Folland Exercise 4.16

Question

I'm stuck on this problem from Folland's Real Analysis. Here it is.

Let $X$ be a topological space. Let $Y$ be a Hausdorff space. Let $f$ and $g$ be continuous maps from $X$ to $Y$.

a) $\{ x | f(x) =g(x) \}$ is closed

b) if $f=g$ on a dense subset of $X$, then $f=g$ on all of $X$.

My idea is for a) is very vaguely this: make a product space out of the image of $f$ and $g$ (a subset of $Y\times Y$). Show the that the compliment of the desired set is open because $Y$ is hausdorff (not sure how to do this). Then use the continuity of the injections and functions to get a closed set in $X$. Any hints would be greatly appreciated. I haven't made much progress on b). Thanks you in advance.

Answer 1

That $Y$ be Hausdorff is equivalent to: the diagonal $\Delta Y$ is closed in $Y\times Y$. Now consider the function $h=(f,g) : X \longrightarrow Y\times Y$ for the first claim. For the second, use the first: let $E$ be the set where $f=g$, and suppose there is a dense set $D$ such that $D\subseteq E$. Now take closures and use $E=\bar E$.

Answer 2

• Let $A=\{x|f(x)\neq g(x)\}$, then if $x\in A$ it follows that $f(x)\neq g(x)$. Thus there exist two neighboorhoods $W$ and $V$ with $f(x)\in W$, $g(x)\in V$ and $W\cap V=\emptyset$. So clearly $x\in f^{-1}(W)\cap g^{-1}(V)$. So using this can you see how the set $A$ is open and thus it's complement $X/A$ is closed?

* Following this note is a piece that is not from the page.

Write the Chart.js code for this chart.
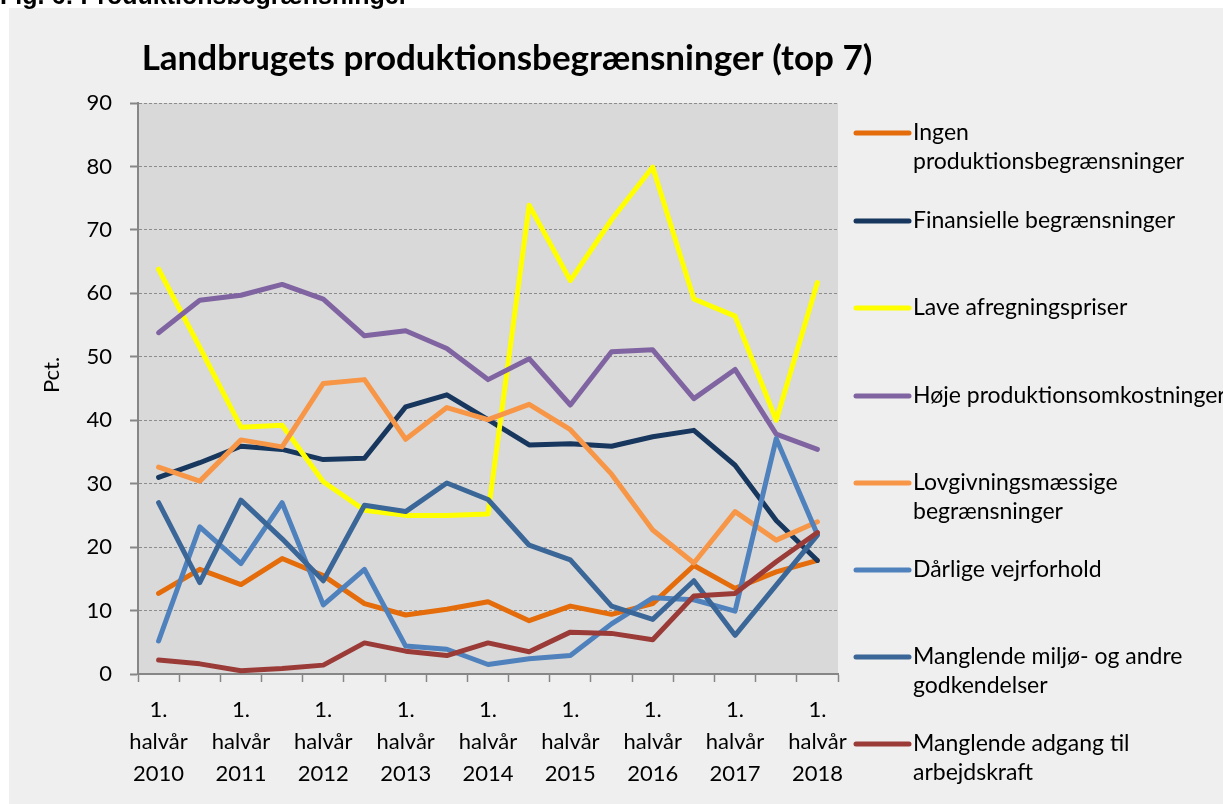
<!DOCTYPE html>
<html>
<head>
<meta charset="utf-8">
<script src="https://cdn.jsdelivr.net/npm/chart.js@4.4.1/dist/chart.umd.min.js"></script>
<style>
  html, body { margin: 0; padding: 0; background: #ffffff; }
  #wrap { position: relative; width: 1223px; height: 804px; }
  canvas { display: block; }
</style>
</head>
<body>
<div id="wrap"><canvas id="c" width="1223" height="804"></canvas></div>
<script>
// ---- Data ----
const categories = [
  "1. halvår 2010", "2. halvår 2010", "1. halvår 2011", "2. halvår 2011",
  "1. halvår 2012", "2. halvår 2012", "1. halvår 2013", "2. halvår 2013",
  "1. halvår 2014", "2. halvår 2014", "1. halvår 2015", "2. halvår 2015",
  "1. halvår 2016", "2. halvår 2016", "1. halvår 2017", "2. halvår 2017",
  "1. halvår 2018"
];
const yTicks = [0, 10, 20, 30, 40, 50, 60, 70, 80, 90];

const ingen       = [12.7, 16.5, 14.1, 18.2, 15.5, 11.1, 9.3, 10.2, 11.4, 8.4, 10.7, 9.4, 11.1, 17.1, 13.5, 16.1, 17.9];
const finansielle = [31.0, 33.3, 35.9, 35.4, 33.8, 34.0, 42.1, 44.0, 40.1, 36.1, 36.3, 35.9, 37.4, 38.4, 32.9, 24.2, 17.9];
const lavePriser  = [63.8, 51.5, 38.9, 39.2, 30.3, 25.8, 25.0, 25.0, 25.2, 73.9, 62.0, 71.6, 79.9, 59.1, 56.4, 40.0, 61.7];
const hoejeOmk    = [53.8, 58.9, 59.7, 61.4, 59.1, 53.3, 54.1, 51.3, 46.4, 49.7, 42.4, 50.8, 51.1, 43.4, 48.0, 37.8, 35.4];
const lovgivning  = [32.6, 30.4, 36.9, 35.8, 45.8, 46.4, 37.0, 42.0, 40.1, 42.5, 38.5, 31.5, 22.7, 17.5, 25.6, 21.1, 24.0];
const vejr        = [5.2, 23.2, 17.4, 27.0, 10.9, 16.5, 4.4, 3.9, 1.5, 2.4, 2.9, 7.9, 12.0, 11.7, 9.9, 37.1, 22.0];
const miljoe      = [27.0, 14.4, 27.4, 21.3, 14.7, 26.6, 25.6, 30.1, 27.5, 20.3, 18.0, 10.7, 8.6, 14.7, 6.1, 14.0, 21.9];
const arbejdskraft= [2.2, 1.6, 0.5, 0.85, 1.4, 4.9, 3.6, 2.9, 4.9, 3.5, 6.6, 6.4, 5.4, 12.3, 12.7, 17.7, 22.3];

const seriesNames = [
  ["Ingen", "produktionsbegrænsninger"],
  ["Finansielle begrænsninger"],
  ["Lave afregningspriser"],
  ["Høje produktionsomkostninger"],
  ["Lovgivningsmæssige", "begrænsninger"],
  ["Dårlige vejrforhold"],
  ["Manglende miljø- og andre", "godkendelser"],
  ["Manglende adgang til", "arbejdskraft"]
];
const seriesData = [ingen, finansielle, lavePriser, hoejeOmk, lovgivning, vejr, miljoe, arbejdskraft];
const seriesColors = ["#E46C0A", "#17375E", "#FFFF00", "#8064A2", "#F79646", "#4F81BD", "#3B6698", "#9B3B38"];

const FONT = "Lato, 'Open Sans', sans-serif";

const datasets = seriesData.map((d, i) => ({
  label: seriesNames[i].join(" "),
  data: d,
  borderColor: seriesColors[i],
  backgroundColor: seriesColors[i],
  borderWidth: 5,
  pointRadius: 0,
  pointHoverRadius: 0,
  tension: 0,
  fill: false,
  borderJoinStyle: "round",
  borderCapStyle: "round",
  order: -i
}));

const decor = {
  id: "decor",
  beforeDraw(chart) {
    const ctx = chart.ctx, ca = chart.chartArea;
    ctx.save();
    ctx.fillStyle = "#ffffff";
    ctx.fillRect(0, 0, chart.width, chart.height);
    ctx.fillStyle = "#EFEFEF";
    ctx.fillRect(9, 8, chart.width - 9, chart.height - 8);
    ctx.fillStyle = "#D9D9D9";
    ctx.fillRect(ca.left, ca.top, ca.right - ca.left, ca.bottom - ca.top);
    // cropped figure caption at top
    ctx.fillStyle = "#000";
    ctx.font = "bold 25px 'Liberation Sans', Arial, sans-serif";
    ctx.textBaseline = "alphabetic";
    ctx.textAlign = "left";
    ctx.fillText("Fig. 6: Produktionsbegrænsninger", 0, 4);
    ctx.restore();
  },
  afterDraw(chart) {
    const ctx = chart.ctx;
    ctx.save();
    // Title
    ctx.fillStyle = "#000";
    ctx.font = "bold 35px " + FONT;
    ctx.textAlign = "center";
    ctx.textBaseline = "alphabetic";
    ctx.fillText("Landbrugets produktionsbegrænsninger (top 7)", 507, 70);
    // Y title
    ctx.save();
    ctx.translate(52, 375);
    ctx.rotate(-Math.PI / 2);
    ctx.font = "22px " + FONT;
    ctx.textBaseline = "middle";
    ctx.fillText("Pct.", 0, 0);
    ctx.restore();
    // Legend
    const itemY = [133, 221, 308, 396, 483, 570, 657, 744];
    ctx.font = "23px " + FONT;
    ctx.textAlign = "left";
    ctx.textBaseline = "middle";
    chart.data.datasets.forEach((ds, i) => {
      const y = itemY[i];
      ctx.strokeStyle = ds.borderColor;
      ctx.lineWidth = 5;
      ctx.lineCap = "round";
      ctx.beginPath();
      ctx.moveTo(856, y);
      ctx.lineTo(909, y);
      ctx.stroke();
      ctx.fillStyle = "#000";
      seriesNames[i].forEach((line, k) => ctx.fillText(line, 913, y + k * 29));
    });
    ctx.restore();
  }
};

new Chart(document.getElementById("c"), {
  type: "line",
  data: { labels: categories, datasets },
  options: {
    responsive: false,
    animation: false,
    events: [],
    layout: { padding: { top: 103, right: 385, bottom: 0, left: 0 } },
    plugins: { legend: { display: false }, title: { display: false }, tooltip: { enabled: false } },
    scales: {
      x: {
        type: "category",
        offset: true,
        afterFit(scale) { scale.height = 130; },
        grid: { offset: true, drawOnChartArea: false, drawTicks: true, tickLength: 8, color: "#868686", tickColor: "#868686", tickWidth: 1.5 },
        border: { display: true, color: "#868686", width: 2 },
        ticks: {
          autoSkip: false, maxRotation: 0, minRotation: 0, padding: 12,
          color: "#000",
          font: { family: FONT, size: 22, lineHeight: 1.4545 },
          callback(value, index) {
            if (index % 2 !== 0) return "";
            return this.getLabelForValue(value).split(" ");
          }
        }
      },
      y: {
        min: 0, max: 90,
        afterFit(scale) { scale.width = 138; },
        afterBuildTicks(scale) { scale.ticks = yTicks.map(v => ({ value: v })); },
        grid: { drawOnChartArea: true, drawTicks: true, tickLength: 8, color: "#8C8C8C", lineWidth: 1, tickColor: "#868686", tickWidth: 2, tickBorderDash: [] },
        border: { display: true, color: "#868686", width: 2, dash: [3, 2] },
        ticks: { padding: 18, color: "#000", font: { family: FONT, size: 22 } }
      }
    }
  },
  plugins: [decor]
});
</script>
</body>
</html>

• If $X/A=\{x|f(x)=g(x)\}$ is dense then the closure $cl(X/A)=X$ by definition. But $X/A=cl(X/A)$ since $X/A$ is closed. So what can be deduced by this?

Answer 3

Let $\phi:Y \to Y^2$ be the duplicator $\phi(y) := (y,y)$ and $\psi:X \to Y^2$ with $\psi(x) := (f(x),g(x))$. Observe that the set in (a) is simply $\psi^{-1} \circ \phi[Y]$. Show that $\psi$ is continuous, and $\phi[Y]$ is closed. This proves (a). (b) follows immediately since a closed dense set is the whole space.